La ville morte / épisode 15 – Regards, regards

Titre en image : Regards, regards

Il y a des airs de vacances scolaires dans la ville morte. Des bandes de gamins traînent dans les rayons de soleil de la fin d'après midi. Tous sont habillés avec soin : la sacoche répond aux chaussures, la casquette à la veste.

Les deux frères ont les mêmes chaussures, des requins noires. Ils claquent la porte d'une Renault bleu flic. Ils disent “à ce soir” en sortant, une bouteille d'oasis à la main. Leur tenue est presque identique : haut noir, bas bleu foncé. Ils avancent vers la gare TER avec les pieds en canard. Ils accentuent un peu leur démarche, ils découvrent qu'on les regarde.

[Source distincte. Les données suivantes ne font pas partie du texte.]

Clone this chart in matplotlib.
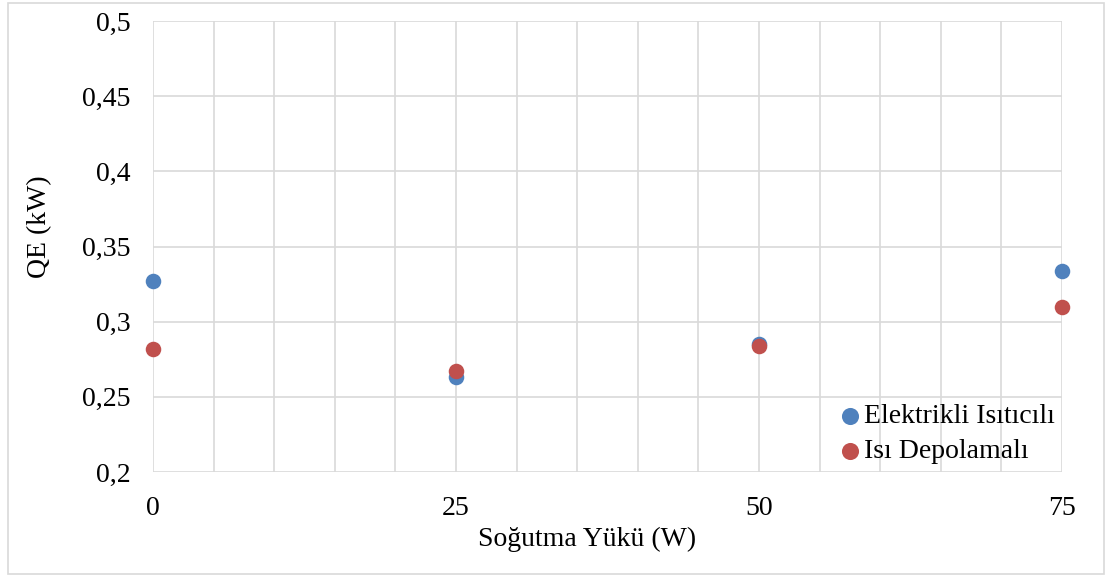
import matplotlib
matplotlib.use("Agg")
import matplotlib.pyplot as plt
from matplotlib.patches import Rectangle
from matplotlib.ticker import FixedLocator, FuncFormatter

x_vals = [0, 25, 50, 75]
elektrikli = [0.327, 0.263, 0.285, 0.334]
isi_depolamali = [0.282, 0.267, 0.284, 0.310]
y_ticks = [0.2, 0.25, 0.3, 0.35, 0.4, 0.45, 0.5]
x_label_ticks = [0, 25, 50, 75]

plt.rcParams['font.family'] = ['Liberation Serif', 'DejaVu Serif']

W, H = 1109, 577
fig = plt.figure(figsize=(W / 100, H / 100), dpi=100)
ax = fig.add_axes([153 / W, 1 - 472 / H, (1062 - 153) / W, (472 - 21) / H])

fig.patches.append(Rectangle((8 / W, 3 / H), (1104 - 8) / W, (574 - 3) / H,
                             transform=fig.transFigure, fill=False,
                             edgecolor='#D9D9D9', linewidth=1.2))

ax.scatter(x_vals, elektrikli, s=125, color='#4F81BD', label='Elektrikli Isıtıcılı',
           zorder=3, linewidths=0, clip_on=False)
ax.scatter(x_vals, isi_depolamali, s=125, color='#C0504D', label='Isı Depolamalı',
           zorder=3, linewidths=0, clip_on=False)

ax.set_xlim(0, 75)
ax.set_ylim(0.2, 0.5)
ax.xaxis.set_major_locator(FixedLocator(list(range(0, 76, 5))))
ax.xaxis.set_major_formatter(FuncFormatter(lambda v, p: f"{int(round(v))}" if int(round(v)) in x_label_ticks else ""))
ax.set_yticks(y_ticks)
ax.set_yticklabels([f"{t:g}".replace('.', ',') for t in y_ticks])
ax.tick_params(axis='both', length=0, labelsize=20, colors='black')
ax.tick_params(axis='y', pad=16)
ax.tick_params(axis='x', pad=17)
ax.grid(True, color='#D9D9D9', linewidth=1.2)
ax.set_axisbelow(True)
for s in ax.spines.values():
    s.set_visible(False)

ax.set_xlabel('Soğutma Yükü (W)', fontsize=20)
ax.xaxis.label.set_va('center')
ax.xaxis.set_label_coords((587 - 153) / 909, (472 - 539) / 451)
ax.set_ylabel('QE (kW)', fontsize=20)
ax.yaxis.label.set_va('center')
ax.yaxis.label.set_ha('center')
ax.yaxis.set_label_coords((40 - 153) / 909, (472 - 227) / 451)

leg = ax.legend(loc='lower right', frameon=False, fontsize=20, handletextpad=0.0,
                borderaxespad=0.0, labelspacing=0.35, handlelength=1.0,
                markerscale=1.1, bbox_to_anchor=(1.004, -0.007))

fig.savefig('out.png', dpi=100)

Les petits n'imitent pas les adultes. Leurs goûts ont la saveur particulière de la sortie de l'enfance. Leur langage se lit subtilement dans les plis du tee shirt, juste un peu rentré dans le pantalon, l'angle du bob ou la hauteur de la sacoche. Leur corps commence à raconter une histoire et ils essaient désespérément de la maîtriser. Comme les réalisateurs d'une série de sitcoms, ils tentent maladroitement de dire quelque chose, ils ne savent pas vraiment à qui.

C'est le début du ramadan, le début du semi-confinement, et pendant quelques semaines, la ville appartient aux gamins. Il y a un côté Sa majesté les mouches : les petits qui ne sont pas touchés par la maladie sont enfermés dehors. Il n'y a pas d'école, pas de centres aérés, pas de centres sociaux. Juste la ville, les parcs et les parents qui s'organisent comme elles peuvent. Dans les petites bandes de gamins, on se regarde, on ne fait que se regarder.

Elle a des bagues aux dents et quand elle rit, elle met sa main devant sa bouche. Ses bagues sont transparentes et ses dents alignées. Ses cheveux sont lissés avec soin et tenus par un élastique de couleur. Tout est tenu. On lisse à cet âge. Rien ne doit accrocher le regard.

Les gamins ne savent pas à qui ils parlent quand ils réfléchissent à l'angle de la casquette. C'est long, très long, à découvrir.